Tampa Federal Criminal Defense Lawyer

Court extends warrantless searches in controversial case

Feb 26, 2014 | Criminal Defense

In a controversial ruling this week, the United States Supreme Court decided that a warrantless search of a home is lawful even over the objections of the suspect if another lawful occupant later consents and the objecting party is no longer present.

This case has a complicated set of facts but the details are important to understanding how the ruling can impact Florida suspects. Police were investigating a robbery and assault case in a nearby home when they were told by the victim that the man who committed the crime was in a nearby apartment building. Police approached the building and heard screaming coming from one of the units so they approached it and knocked on the door. A woman with visible injuries answered the door and police asked to enter the home. A man then appeared and told police that they were not allowed to enter. Police arrested the man on suspicion of domestic violence and took him to the police station, returning to the home later and getting permission from the woman to enter and search.

Typically police would need to first obtain a warrant in order to conduct a search of a home over the objections of an occupant, since the home is the place with the highest level of privacy protections under the Fourth Amendment. Previous cases have indicated that a warrant is required when one occupant of a home objects to a search, but the court decided not to extend that requirement to this set of facts, saying that because the objecting party was no longer present, police were right in obtaining consent from the person who was actually there.

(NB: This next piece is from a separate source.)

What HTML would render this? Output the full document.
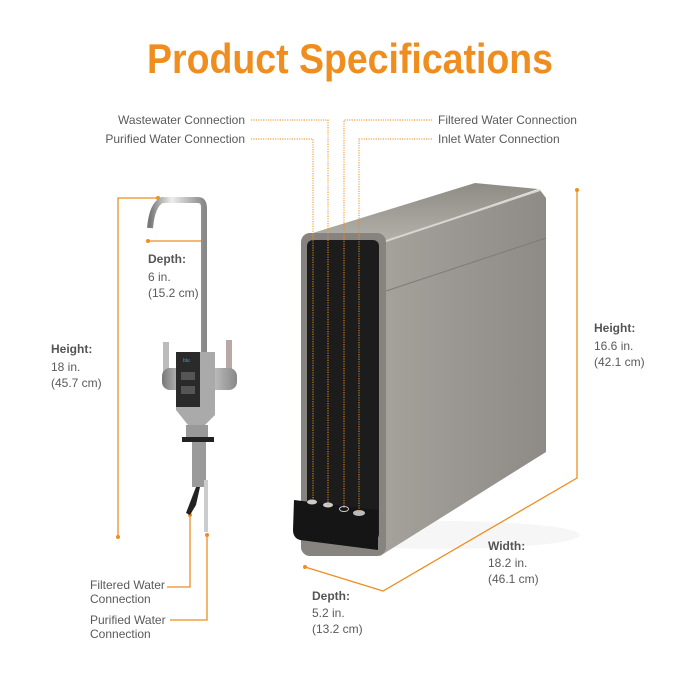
<!DOCTYPE html>
<html><head><meta charset="utf-8"><style>
html,body{margin:0;padding:0;background:#fff;}
svg{display:block;font-family:"Liberation Sans",sans-serif;}
.t{fill:#5a5a5a;font-size:12px;}
.b{fill:#555;font-size:12px;font-weight:bold;}
</style></head><body>
<svg width="700" height="700" viewBox="0 0 700 700">
<defs>
<linearGradient id="top" x1="0" y1="0" x2="0" y2="1"><stop offset="0" stop-color="#8f8b85"/><stop offset="1" stop-color="#b4b1ab"/></linearGradient>
<linearGradient id="side" x1="0" y1="0" x2="1" y2="0"><stop offset="0" stop-color="#a5a29c"/><stop offset="1" stop-color="#8e8b86"/></linearGradient>
<linearGradient id="chrome" x1="0" y1="0" x2="1" y2="0"><stop offset="0" stop-color="#777"/><stop offset=".4" stop-color="#eee"/><stop offset="1" stop-color="#888"/></linearGradient>
</defs>
<text x="350" y="73" text-anchor="middle" fill="#EF8E1F" font-size="42" font-weight="bold" textLength="406" lengthAdjust="spacingAndGlyphs">Product Specifications</text>

<text class="t" x="245" y="124" text-anchor="end">Wastewater Connection</text>
<text class="t" x="245" y="143" text-anchor="end">Purified Water Connection</text>
<text class="t" x="438" y="124">Filtered Water Connection</text>
<text class="t" x="438" y="143">Inlet Water Connection</text>

<ellipse cx="440" cy="535" rx="140" ry="14" fill="#f6f6f6"/>
<polygon points="380,243 540,190 546,198 546,452 380,556" fill="url(#side)"/>
<line x1="383" y1="292" x2="546" y2="238" stroke="#7f7c77" stroke-width="1"/>
<polygon points="303,236 475,183 538,189 380,243" fill="url(#top)"/>
<polyline points="380,243 540,190" stroke="#d8d6d2" stroke-width="2" fill="none"/>
<rect x="301" y="233" width="85" height="323" rx="9" fill="#87847f"/>
<rect x="307" y="240" width="72" height="300" rx="6" fill="#1c1c1c"/>
<path d="M294 500 L378 510 L378 550 L300 540 Q293 538 293 530 Z" fill="#151515"/>
<ellipse cx="312" cy="502" rx="5" ry="2.5" fill="#ccc"/>
<ellipse cx="328" cy="505" rx="5" ry="2.5" fill="#ccc"/>
<ellipse cx="344" cy="509" rx="4.5" ry="2.5" fill="none" stroke="#ccc"/>
<ellipse cx="359" cy="513" rx="6" ry="3" fill="#bbb"/>

<g stroke="#EF8E1F" stroke-width="1" stroke-dasharray="1.2,1.2" fill="none">
<polyline points="251,120 328,120 328,505"/>
<polyline points="251,139 313,139 313,500"/>
<polyline points="432,120 344,120 344,508"/>
<polyline points="432,139 359,139 359,512"/>
</g>

<g stroke="#EF8E1F" stroke-width="1.3" fill="none">
<polyline points="577,190 577,478 383,591 305,567"/>
<polyline points="118,537 118,198 158,198"/>
<line x1="148" y1="241" x2="204" y2="241"/>
<polyline points="167,587 190,587 190,515"/>
<polyline points="170,620 207,620 207,535"/>
</g>
<g fill="#EF8E1F">
<circle cx="577" cy="190" r="2"/><circle cx="305" cy="567" r="2"/>
<circle cx="118" cy="537" r="2"/><circle cx="158" cy="198" r="2"/>
<circle cx="148" cy="241" r="2"/><circle cx="204" cy="241" r="2"/>
<circle cx="190" cy="515" r="2"/><circle cx="207" cy="535" r="2"/>
</g>

<text class="b" x="594" y="332">Height:</text>
<text class="t" x="594" y="350">16.6 in.</text>
<text class="t" x="594" y="366">(42.1 cm)</text>
<text class="b" x="488" y="550">Width:</text>
<text class="t" x="488" y="567">18.2 in.</text>
<text class="t" x="488" y="583">(46.1 cm)</text>
<text class="b" x="312" y="600">Depth:</text>
<text class="t" x="312" y="617">5.2 in.</text>
<text class="t" x="312" y="633">(13.2 cm)</text>

<path d="M150 228 Q152 205 162 200 L198 200 Q204 200 204 208 L204 352" stroke="url(#chrome)" stroke-width="6" fill="none"/>
<rect x="163" y="342" width="6" height="30" fill="#bbb"/>
<rect x="226" y="340" width="6" height="32" fill="#b9a9a6"/>
<rect x="162" y="368" width="75" height="22" rx="8" fill="url(#chrome)"/>
<path d="M176 352 L215 352 L215 415 L205 425 L188 425 L176 410 Z" fill="#aaa"/>
<rect x="176" y="352" width="24" height="55" fill="#2a2a2a"/>
<text x="183" y="362" font-size="5" fill="#3aa0d8">blu</text>
<rect x="181" y="372" width="14" height="8" fill="#555"/>
<rect x="181" y="386" width="14" height="8" fill="#555"/>
<rect x="186" y="425" width="22" height="12" fill="#999"/>
<rect x="182" y="437" width="32" height="5" fill="#222"/>
<rect x="192" y="442" width="14" height="45" fill="#9a9a9a"/>
<rect x="204" y="480" width="4" height="52" fill="#ccc"/>
<path d="M196 487 L200 487 L196 505 L190 515 L186 513 Z" fill="#222"/>

<text class="b" x="148" y="263">Depth:</text>
<text class="t" x="148" y="281">6 in.</text>
<text class="t" x="148" y="297">(15.2 cm)</text>
<text class="b" x="51" y="353">Height:</text>
<text class="t" x="51" y="371">18 in.</text>
<text class="t" x="51" y="387">(45.7 cm)</text>
<text class="t" x="90" y="589">Filtered Water</text>
<text class="t" x="90" y="603">Connection</text>
<text class="t" x="90" y="624">Purified Water</text>
<text class="t" x="90" y="638">Connection</text>
</svg>
</body></html>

This case is controversial because there is little to suggest that police would have been unable to obtain a warrant or that there was a mitigating circumstance that required them to proceed without one. In order to obtain a warrant to search a home, police would have to show a judge that they had probable cause obtained through concrete evidence. Probable cause is also required for warrantless searches, so the only missing piece here is presenting that to a judge before returning to the home.

The case is controversial because this could provide police with an incentive to immediately arrest defendants and then return to conduct a search as a way around the warrant requirement.